Collect every line in the records below that contains the word "this".

*Information given*:
========================
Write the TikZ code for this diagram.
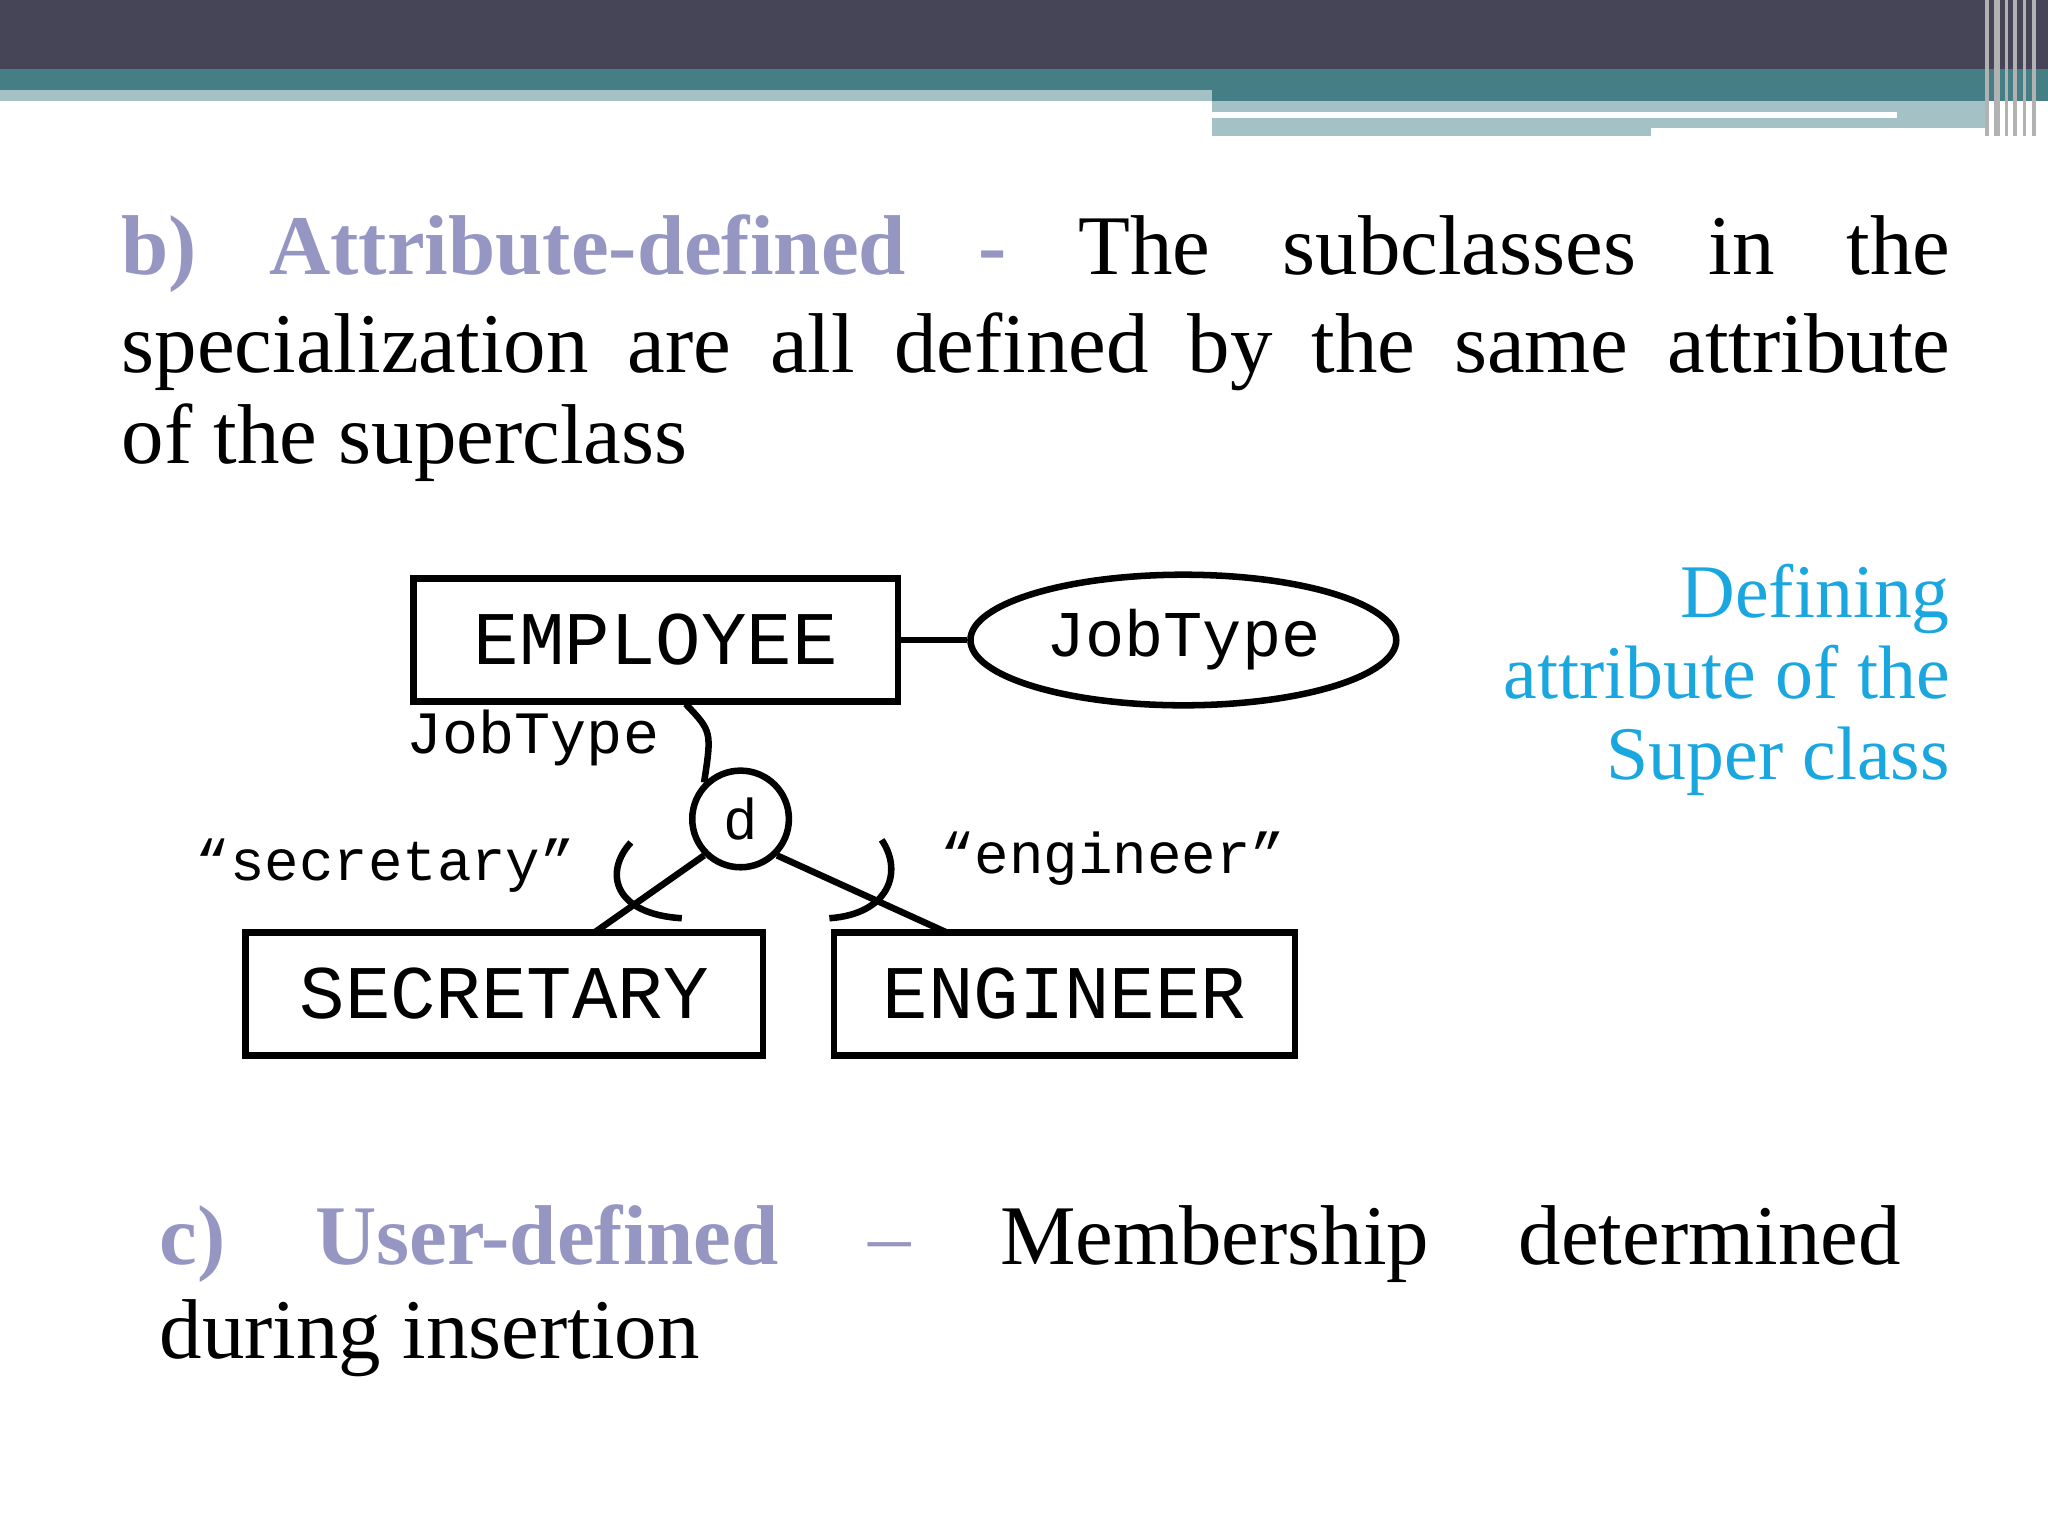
========================
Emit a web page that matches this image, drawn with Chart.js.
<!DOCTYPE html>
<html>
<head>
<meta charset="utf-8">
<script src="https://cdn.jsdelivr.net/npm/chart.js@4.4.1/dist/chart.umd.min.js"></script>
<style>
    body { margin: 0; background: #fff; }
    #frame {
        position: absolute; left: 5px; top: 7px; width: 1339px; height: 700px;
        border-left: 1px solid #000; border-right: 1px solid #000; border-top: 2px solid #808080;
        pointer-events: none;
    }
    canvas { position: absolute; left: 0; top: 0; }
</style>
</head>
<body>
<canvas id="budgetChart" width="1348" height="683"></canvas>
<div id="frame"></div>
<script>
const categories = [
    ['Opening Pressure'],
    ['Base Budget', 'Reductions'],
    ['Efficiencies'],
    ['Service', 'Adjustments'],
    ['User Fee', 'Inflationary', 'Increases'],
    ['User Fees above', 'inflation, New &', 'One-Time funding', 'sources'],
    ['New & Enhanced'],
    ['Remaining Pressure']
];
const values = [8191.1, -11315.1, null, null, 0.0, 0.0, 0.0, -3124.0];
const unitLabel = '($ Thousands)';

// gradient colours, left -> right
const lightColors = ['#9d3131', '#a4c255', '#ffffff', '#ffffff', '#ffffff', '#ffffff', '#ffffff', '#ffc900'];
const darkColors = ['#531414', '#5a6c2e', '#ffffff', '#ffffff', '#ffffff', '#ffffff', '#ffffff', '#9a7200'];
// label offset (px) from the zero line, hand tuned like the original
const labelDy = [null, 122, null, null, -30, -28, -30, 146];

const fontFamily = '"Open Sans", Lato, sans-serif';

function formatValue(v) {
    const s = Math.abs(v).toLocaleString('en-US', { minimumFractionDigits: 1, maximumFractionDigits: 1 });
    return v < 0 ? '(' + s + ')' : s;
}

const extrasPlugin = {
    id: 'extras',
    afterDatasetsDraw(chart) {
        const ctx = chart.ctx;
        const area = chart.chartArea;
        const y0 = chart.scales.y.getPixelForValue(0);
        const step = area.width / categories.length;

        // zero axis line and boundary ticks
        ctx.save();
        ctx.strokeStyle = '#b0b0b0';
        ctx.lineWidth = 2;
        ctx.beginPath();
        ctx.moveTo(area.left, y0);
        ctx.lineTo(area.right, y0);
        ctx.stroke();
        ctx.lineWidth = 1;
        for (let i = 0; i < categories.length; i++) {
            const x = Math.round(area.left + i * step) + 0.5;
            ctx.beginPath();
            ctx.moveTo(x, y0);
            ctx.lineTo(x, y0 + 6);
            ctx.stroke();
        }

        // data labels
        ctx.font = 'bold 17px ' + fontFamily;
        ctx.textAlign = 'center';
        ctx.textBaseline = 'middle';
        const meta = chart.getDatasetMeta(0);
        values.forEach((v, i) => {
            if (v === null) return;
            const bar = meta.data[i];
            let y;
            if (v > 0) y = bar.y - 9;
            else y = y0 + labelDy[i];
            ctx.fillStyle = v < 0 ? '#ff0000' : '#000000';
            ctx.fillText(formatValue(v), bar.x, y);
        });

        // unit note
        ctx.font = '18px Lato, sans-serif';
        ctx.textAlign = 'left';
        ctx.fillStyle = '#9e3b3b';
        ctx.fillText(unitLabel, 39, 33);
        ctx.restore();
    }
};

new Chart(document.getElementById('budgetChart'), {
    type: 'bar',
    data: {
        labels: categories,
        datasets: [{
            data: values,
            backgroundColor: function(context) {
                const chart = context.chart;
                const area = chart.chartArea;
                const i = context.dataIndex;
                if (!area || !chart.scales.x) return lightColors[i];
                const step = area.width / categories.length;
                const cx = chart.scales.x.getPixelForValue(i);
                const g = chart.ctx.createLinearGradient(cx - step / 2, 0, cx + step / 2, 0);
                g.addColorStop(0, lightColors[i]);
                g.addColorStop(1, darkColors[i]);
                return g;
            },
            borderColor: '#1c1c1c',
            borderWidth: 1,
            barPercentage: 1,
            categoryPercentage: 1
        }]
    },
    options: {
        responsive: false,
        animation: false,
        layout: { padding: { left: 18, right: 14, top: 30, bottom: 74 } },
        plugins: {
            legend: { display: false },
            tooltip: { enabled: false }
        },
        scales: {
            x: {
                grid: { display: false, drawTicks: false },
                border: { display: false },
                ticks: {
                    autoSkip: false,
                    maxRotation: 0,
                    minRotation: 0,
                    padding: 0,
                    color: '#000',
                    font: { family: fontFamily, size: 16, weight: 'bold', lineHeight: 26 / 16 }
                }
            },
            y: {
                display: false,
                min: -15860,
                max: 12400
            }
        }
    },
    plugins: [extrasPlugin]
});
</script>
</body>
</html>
========================
*Response to the task*:
Write the TikZ code for this diagram.
Emit a web page that matches this image, drawn with Chart.js.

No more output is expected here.